自治体DXお悩み相談〜完全なセキュリティ対策を求める経営層への対策について

完全な情報セキュリティは存在しない

【質問】

リスクに対しては費用度外視で「完全なセキュリティ」を求められる場面が多いです。掛けられる費用等に制限がある中、ベストプラクティスとしてどのような対応を取るべきか教えてください。

【答え】

マネジメント層の情報セキュリティに対する認識が低いというのは、議会・行政だけではなく、民間企業でもよく聞く、古くて新しい問題ですね。また、事実誤認をしている人も少なくないことがより問題を厄介にしています。

前提として、「完全な情報セキュリティは存在しない」という点から情報セキュリティ対策の検討が始められると良いと常日頃感じています。業務効率化と情報セキュリティ対策は多くの部分でトレードオフの関係にあり、情報セキュリティ対策はリスクの許容度に関する意思決定のプロセスと言い換えることができると思います。いかに業務効率性と情報セキュリティの均衡を図るかが大切です。

まず、マネジメント層の意識面での改善を図るためには、情報セキュリティに関する基本的な研修を受けてもらうことが第一歩だと思います。その際に、情報セキュリティ対策は日進月歩で日々変化していることも理解してもらうことが大切です。

例えば、いまだにクラウドよりもオンプレミスの業務システムが堅牢であると信じてやまないマネジメント層は少なくありませんが、これは明らかに事実誤認であり、事実誤認から政策決定をされると、逆に情報セキュリティ対策が脅かされかねません。

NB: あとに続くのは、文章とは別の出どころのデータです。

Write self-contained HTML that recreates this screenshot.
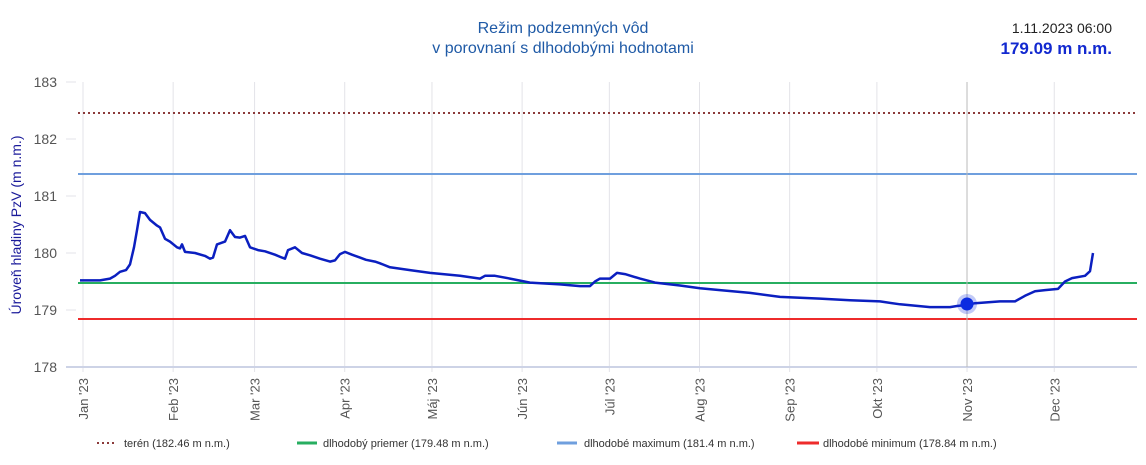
<!DOCTYPE html>
<html><head><meta charset="utf-8"><style>
body{margin:0;background:#fff;width:1146px;height:460px;overflow:hidden;font-family:"Liberation Sans",sans-serif}
</style></head><body>
<svg id="s" width="1146" height="460" xmlns="http://www.w3.org/2000/svg" font-family="Liberation Sans, sans-serif">
<text x="563" y="33" text-anchor="middle" font-size="16" fill="#1f5aa6">Režim podzemných vôd</text>
<text x="563" y="53" text-anchor="middle" font-size="16" fill="#1f5aa6">v porovnaní s dlhodobými hodnotami</text>
<text x="1112" y="33" text-anchor="end" font-size="14" fill="#222">1.11.2023 06:00</text>
<text x="1112" y="54" text-anchor="end" font-size="17" font-weight="bold" fill="#1229d0">179.09 m n.m.</text>
<g id="grid" stroke="#e3e3e8" stroke-width="1"></g>
<line x1="66" y1="367" x2="1137" y2="367" stroke="#cdd3e6" stroke-width="2"/>
<g id="yt" font-size="14" fill="#555" text-anchor="end"></g>
<text transform="translate(21,225) rotate(-90)" text-anchor="middle" font-size="14" fill="#1a1a9a">Úroveň hladiny PzV (m n.m.)</text>
<line x1="78" y1="113" x2="1137" y2="113" stroke="#8b3a3a" stroke-width="2" stroke-dasharray="2,3"/>
<line x1="78" y1="174" x2="1137" y2="174" stroke="#6f9fde" stroke-width="2"/>
<line x1="78" y1="283" x2="1137" y2="283" stroke="#27ae60" stroke-width="2"/>
<line x1="78" y1="319" x2="1137" y2="319" stroke="#ee2b2b" stroke-width="2"/>
<g id="xl" font-size="13" fill="#555"></g>
<path id="d" fill="none" stroke="#0b1fc0" stroke-width="2.5" stroke-linejoin="round"/>
<line x1="967" y1="82" x2="967" y2="367" stroke="#bbb" stroke-width="1"/>
<circle cx="967" cy="304" r="10" fill="#0b2be0" fill-opacity="0.25"/>
<circle cx="967" cy="304" r="6.5" fill="#0b2be0"/>
<g font-size="11" fill="#333">
<line x1="97" y1="443" x2="117" y2="443" stroke="#8b3a3a" stroke-width="2" stroke-dasharray="2,3"/>
<text x="124" y="447">terén (182.46 m n.m.)</text>
<line x1="297" y1="443" x2="317" y2="443" stroke="#27ae60" stroke-width="3"/>
<text x="323" y="447">dlhodobý priemer (179.48 m n.m.)</text>
<line x1="557" y1="443" x2="577" y2="443" stroke="#6f9fde" stroke-width="3"/>
<text x="584" y="447">dlhodobé maximum (181.4 m n.m.)</text>
<line x1="797" y1="443" x2="819" y2="443" stroke="#ee2b2b" stroke-width="3"/>
<text x="823" y="447">dlhodobé minimum (178.84 m n.m.)</text>
</g>
</svg>
<script>
var ns="http://www.w3.org/2000/svg";
function el(t,a,p,txt){var e=document.createElementNS(ns,t);for(var k in a)e.setAttribute(k,a[k]);if(txt)e.textContent=txt;document.getElementById(p).appendChild(e);}
function Y(v){return 82+(183-v)*57;}
for(var v=178;v<=183;v++){el("text",{x:57,y:Y(v)+5},"yt",String(v));if(v>178)el("line",{x1:66,y1:Y(v),x2:76,y2:Y(v)},"grid");}
var m=[["Jan",0],["Feb",31],["Mar",59],["Apr",90],["Máj",120],["Jún",151],["Júl",181],["Aug",212],["Sep",243],["Okt",273],["Nov",304],["Dec",334]];
m.forEach(function(a){var x=83+a[1]*2.908;el("line",{x1:x,y1:82,x2:x,y2:372},"grid");el("text",{transform:"translate("+(x+5)+",378) rotate(-90)","text-anchor":"end"},"xl",a[0]+" '23");});
var p=[80,179.52,100,179.52,110,179.55,115,179.6,120,179.67,126,179.7,130,179.8,134,180.1,137,180.4,140,180.72,145,180.7,150,180.58,157,180.48,160,180.45,165,180.25,170,180.2,177,180.1,180,180.08,182,180.15,185,180.02,195,180.0,205,179.95,210,179.9,213,179.92,217,180.15,225,180.2,230,180.4,235,180.28,240,180.27,245,180.3,250,180.1,258,180.05,265,180.03,275,179.97,282,179.92,285,179.9,288,180.05,295,180.1,302,180.0,310,179.96,320,179.9,330,179.85,335,179.87,340,179.98,345,180.02,352,179.97,360,179.92,366,179.88,375,179.85,380,179.82,390,179.75,410,179.7,430,179.65,460,179.6,480,179.55,485,179.6,495,179.6,510,179.55,530,179.48,560,179.45,580,179.42,590,179.42,595,179.5,600,179.55,610,179.55,617,179.65,625,179.63,640,179.55,655,179.48,680,179.43,700,179.38,720,179.35,750,179.3,780,179.23,820,179.2,850,179.17,880,179.15,900,179.1,930,179.05,950,179.05,957,179.07,967,179.09,975,179.12,1000,179.15,1015,179.15,1025,179.25,1035,179.33,1045,179.35,1058,179.37,1065,179.5,1072,179.56,1085,179.6,1090,179.68,1093,180.0];
var s="";for(var i=0;i<p.length;i+=2)s+=(i?"L":"M")+p[i]+","+Y(p[i+1]).toFixed(1);
document.getElementById("d").setAttribute("d",s);
</script>
</body></html>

また、完全なセキュリティ対策を求める方々には、自動車の事例を引き合いに出すとわかりやすいかもしれません。自動車事故が世の中からなくなることは、人間による運転である限り困難であり、社会として自動車事故の可能性を受け入れながら、様々な安全対策を講じることで、事故を抑制しています。

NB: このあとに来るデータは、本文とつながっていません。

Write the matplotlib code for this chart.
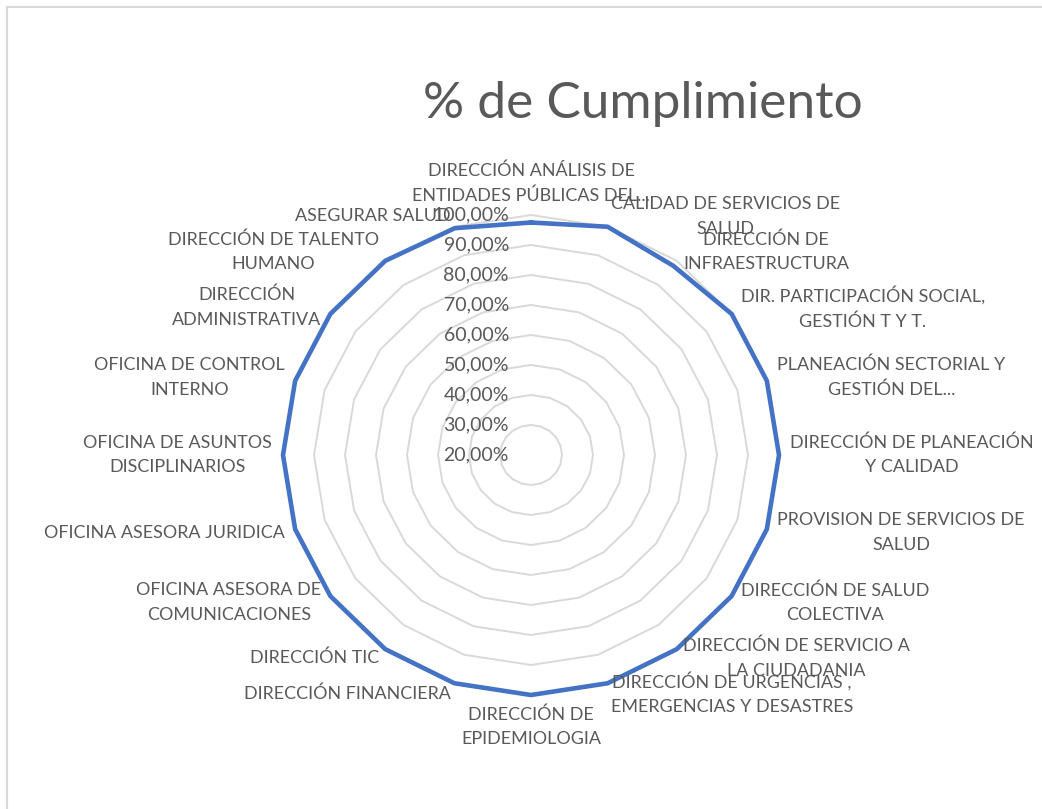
import numpy as np
import matplotlib
matplotlib.use("Agg")
import matplotlib.pyplot as plt
from matplotlib.lines import Line2D

plt.rcParams['font.family'] = ['Lato', 'DejaVu Sans']

categories = [
    "DIRECCIÓN ANÁLISIS DE\nENTIDADES PÚBLICAS DEL...",
    "CALIDAD DE SERVICIOS DE\nSALUD",
    "DIRECCIÓN DE\nINFRAESTRUCTURA",
    "DIR. PARTICIPACIÓN SOCIAL,\nGESTIÓN T Y T.",
    "PLANEACIÓN SECTORIAL Y\nGESTIÓN DEL...",
    "DIRECCIÓN DE PLANEACIÓN\nY CALIDAD",
    "PROVISION DE SERVICIOS DE\nSALUD",
    "DIRECCIÓN DE SALUD\nCOLECTIVA",
    "DIRECCIÓN DE SERVICIO A\nLA CIUDADANIA",
    "DIRECCIÓN DE URGENCIAS ,\nEMERGENCIAS Y DESASTRES",
    "DIRECCIÓN DE\nEPIDEMIOLOGIA",
    "DIRECCIÓN FINANCIERA",
    "DIRECCIÓN TIC",
    "OFICINA ASESORA DE\nCOMUNICACIONES",
    "OFICINA ASESORA JURIDICA",
    "OFICINA DE ASUNTOS\nDISCIPLINARIOS",
    "OFICINA DE CONTROL\nINTERNO",
    "DIRECCIÓN\nADMINISTRATIVA",
    "DIRECCIÓN DE TALENTO\nHUMANO",
    "ASEGURAR SALUD",
]
cumplimiento = [0.975, 1.0, 0.98, 1.0, 1.0, 1.0, 1.0, 1.0, 1.0, 1.0,
                1.0, 1.0, 1.0, 1.0, 1.0, 1.0, 1.0, 1.0, 1.0, 0.995]
ring_levels = [0.2, 0.3, 0.4, 0.5, 0.6, 0.7, 0.8, 0.9, 1.0]
title = "% de Cumplimiento"

TXT = '#595959'
GRID = '#d9d9d9'
BLUE = '#4472C4'

W, H = 1042, 809
fig = plt.figure(figsize=(W / 100, H / 100), dpi=100)

# plot area: centre (531, 455) px, radii 248 x 240 px
cx, cy, rx, ry = 531, 455, 248, 240
ax = fig.add_axes([(cx - rx) / W, 1 - (cy + ry) / H, 2 * rx / W, 2 * ry / H],
                  projection='polar')
ax.set_aspect('auto')
ax.set_theta_zero_location('N')
ax.set_theta_direction(-1)
ax.set_rlim(ring_levels[0], ring_levels[-1])
ax.set_xticks([])
ax.set_yticks([])
ax.grid(False)
ax.spines['polar'].set_visible(False)
ax.patch.set_visible(False)

n = len(categories)
theta = np.arange(n) * 2 * np.pi / n
theta_c = np.append(theta, theta[0])

# polygon gridlines
for r in ring_levels[1:]:
    ax.plot(theta_c, [r] * (n + 1), color=GRID, lw=1.4, clip_on=False, zorder=1)

vals = np.append(cumplimiento, cumplimiento[0])
ax.plot(theta_c, vals, color=BLUE, lw=3.3, solid_joinstyle='round',
        clip_on=False, zorder=3)

# radial axis labels
for r in ring_levels:
    ax.annotate(f"{r * 100:.2f}%".replace('.', ','), xy=(0, r),
                xytext=(-22, 0), textcoords='offset pixels',
                ha='right', va='center', fontsize=14, color=TXT,
                annotation_clip=False, zorder=4)

# category labels
pad = 11
for t, lab in zip(theta, categories):
    phi = np.pi / 2 - t
    dx, dy = pad * np.cos(phi), pad * np.sin(phi)
    c = np.cos(phi)
    ha = 'left' if c > 0.01 else ('right' if c < -0.01 else 'center')
    va = 'center'
    if abs(c) <= 0.01:
        va = 'bottom' if np.sin(phi) > 0 else 'top'
    ax.annotate(lab, xy=(t, ring_levels[-1]), xytext=(dx, dy),
                textcoords='offset pixels', ha=ha, va=va, multialignment='center',
                fontsize=12.9, color=TXT, linespacing=1.65,
                annotation_clip=False, zorder=4)

fig.text(643 / W, 1 - 104 / H, title, ha='center', va='center',
         fontsize=37, color=TXT)

# chart border (top and left edge visible)
fig.add_artist(Line2D([7 / W, 1], [1 - 7 / H, 1 - 7 / H], color=GRID, lw=1.5))
fig.add_artist(Line2D([7 / W, 7 / W], [0, 1 - 7 / H], color=GRID, lw=1.5))

fig.savefig("out.png", dpi=100)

次に、技術面についてですが、情報セキュリティ対策の手法は本当に進化しています。一方で、行政の情報セキュリティ対策は、それに追いついておらず、小さな自治体では人員不足から、10年以上前からセキュリティポリシーの更新すらしていないところがあります。

近年注目されているのは、「ゼロトラスト」という対策です。内容は詳述しませんが、今後テレワーク等が行政業務でも一般化する中で有効な手法のひとつです。